If I was starting a new tool collection from scratch a router would be very low on my list.
I own three routers and have not used them for at least 5 years.
If I was going to buy one I'd be buying another Porta Cable.
Buy a cheap one and you'll regret it.


----------



## Mort (Nov 26, 2008)

This is one of the few Craftsman purchases I would recommend. If you want to buy just one that does everything at a decent price, they're not bad. The exact same router is sold by some other big box stores under their brand names too. 

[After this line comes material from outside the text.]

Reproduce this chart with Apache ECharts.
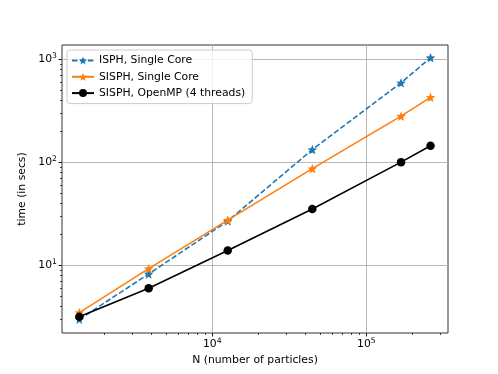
<!DOCTYPE html>
<html>
<head>
<meta charset="utf-8">
<script src="https://cdn.jsdelivr.net/npm/echarts@6/dist/echarts.min.js"></script>
<style>
  html, body { margin: 0; padding: 0; background: #fff; }
  #chart { width: 498px; height: 374px; }
</style>
</head>
<body>
<div id="chart"></div>
<script>
const particles = [1369, 3864, 12589, 44600, 168000, 261000];
const isphSingle = [2.99, 8.24, 26.9, 133, 592, 1038];
const sisphSingle = [3.47, 9.27, 27.5, 87, 281, 428];
const sisphOpenmp = [3.17, 5.98, 13.9, 35.2, 100.5, 145];

const xMajor = [1e4, 1e5];
const xMinor = [2e3, 3e3, 4e3, 5e3, 6e3, 7e3, 8e3, 9e3,
  2e4, 3e4, 4e4, 5e4, 6e4, 7e4, 8e4, 9e4, 2e5, 3e5];
const yMajor = [1e1, 1e2, 1e3];
const yMinor = [3, 4, 5, 6, 7, 8, 9, 20, 30, 40, 50, 60, 70, 80, 90,
  200, 300, 400, 500, 600, 700, 800, 900];

const xRange = [1057, 339000];
const yRange = [2.2, 1380];

// 5 point star for the matplotlib '*' marker
function starPath() {
  let d = '';
  for (let i = 0; i < 10; i++) {
    const r = i % 2 === 0 ? 10 : 4.4;
    const a = -Math.PI / 2 + i * Math.PI / 5;
    d += (i === 0 ? 'M' : 'L') + (r * Math.cos(a)).toFixed(2) + ',' + (r * Math.sin(a)).toFixed(2);
  }
  return 'path://' + d + 'Z';
}
const star = starPath();

const font = 'DejaVu Sans';
const fs = 10.8;
const pow10 = v => '{b|10}{s|' + Math.round(Math.log10(v)) + '}';
const rich = {
  b: { fontFamily: font, fontSize: fs, color: '#000' },
  s: { fontFamily: font, fontSize: 7.7, color: '#000', padding: [0, 0, 7, 0] }
};

const pairs = vals => particles.map((n, i) => [n, vals[i]]);

const chart = echarts.init(document.getElementById('chart'));
chart.setOption({
  animation: false,
  grid: {
    left: 62, right: 50, top: 45, bottom: 41,
    show: true, borderColor: '#333', borderWidth: 1, backgroundColor: 'transparent'
  },
  legend: {
    orient: 'vertical',
    left: 67, top: 50,
    padding: [5, 7, 5, 4],
    itemWidth: 22, itemHeight: 10, itemGap: 5.3, itemTextGap: 10,
    backgroundColor: 'rgba(255,255,255,0.8)',
    borderColor: '#ccc', borderWidth: 1, borderRadius: 3,
    textStyle: { fontFamily: font, fontSize: fs, lineHeight: 10, color: '#000' },
    data: ['ISPH, Single Core', 'SISPH, Single Core', 'SISPH, OpenMP (4 threads)']
  },
  xAxis: [
    {
      type: 'log', logBase: 10, min: xRange[0], max: xRange[1], position: 'bottom',
      name: 'N (number of particles)', nameLocation: 'middle', nameGap: 21,
      nameTextStyle: { fontFamily: font, fontSize: fs, color: '#000' },
      axisLine: { show: false },
      axisTick: { show: true, customValues: xMajor, length: 3.5, lineStyle: { color: '#000', width: 0.9 } },
      axisLabel: { customValues: xMajor, margin: 4, formatter: pow10, rich: rich },
      splitLine: { show: true, lineStyle: { color: '#b0b0b0', width: 0.9 } }
    },
    {
      type: 'log', logBase: 10, min: xRange[0], max: xRange[1], position: 'bottom',
      axisLine: { show: false },
      axisTick: { show: true, customValues: xMinor, length: 2, lineStyle: { color: '#000', width: 0.7 } },
      axisLabel: { show: false },
      splitLine: { show: false }
    }
  ],
  yAxis: [
    {
      type: 'log', logBase: 10, min: yRange[0], max: yRange[1], position: 'left',
      name: 'time (in secs)', nameLocation: 'middle', nameGap: 31,
      nameTextStyle: { fontFamily: font, fontSize: fs, color: '#000' },
      axisLine: { show: false },
      axisTick: { show: true, customValues: yMajor, length: 3.5, lineStyle: { color: '#000', width: 0.9 } },
      axisLabel: { customValues: yMajor, margin: 5, formatter: pow10, rich: rich },
      splitLine: { show: true, lineStyle: { color: '#b0b0b0', width: 0.9 } }
    },
    {
      type: 'log', logBase: 10, min: yRange[0], max: yRange[1], position: 'left',
      axisLine: { show: false },
      axisTick: { show: true, customValues: yMinor, length: 2, lineStyle: { color: '#000', width: 0.7 } },
      axisLabel: { show: false },
      splitLine: { show: false }
    }
  ],
  series: [
    {
      name: 'ISPH, Single Core', type: 'line', data: pairs(isphSingle),
      symbol: star, symbolSize: 9.5, showAllSymbol: true,
      lineStyle: { color: '#1f77b4', width: 1.6, type: [5.5, 2.4] },
      itemStyle: { color: '#1f77b4' }
    },
    {
      name: 'SISPH, Single Core', type: 'line', data: pairs(sisphSingle),
      symbol: star, symbolSize: 9.5, showAllSymbol: true,
      lineStyle: { color: '#ff7f0e', width: 1.6 },
      itemStyle: { color: '#ff7f0e' }
    },
    {
      name: 'SISPH, OpenMP (4 threads)', type: 'line', data: pairs(sisphOpenmp),
      symbol: 'circle', symbolSize: 8.5, showAllSymbol: true,
      lineStyle: { color: '#000', width: 1.6 },
      itemStyle: { color: '#000' }
    }
  ]
});
</script>
</body>
</html>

My one caveat would be to buy one with variable speed, plunge and fixed bases, and 1/4" and 1/2" collets included. Craftsman product support is atrocious, so if you buy a bare bones kit, and want to buy a 1/2" collet later, you're out of luck.


----------



## kwikfishron (Mar 11, 2010)

Whatever you do stay away from the harbor freight routers. Recently I was working out of town, forgot my router so off to HF. The one I got the collet wasn't even square to the table.


----------



## RRH (Nov 24, 2016)

I would get the Makita compact router, Bosch Colt or even the ryobi RTR400-S

I have a couple large routers but 99% of the time use the above Makita, Bosch or an older Ryobi laminate trimmer.

With these you use a router much more. Can use it one handed so dont have to clamp the wood.
Simple to just pick it up and put a decorative edge on anything. With the larger models would not be worth the setup time for something simple.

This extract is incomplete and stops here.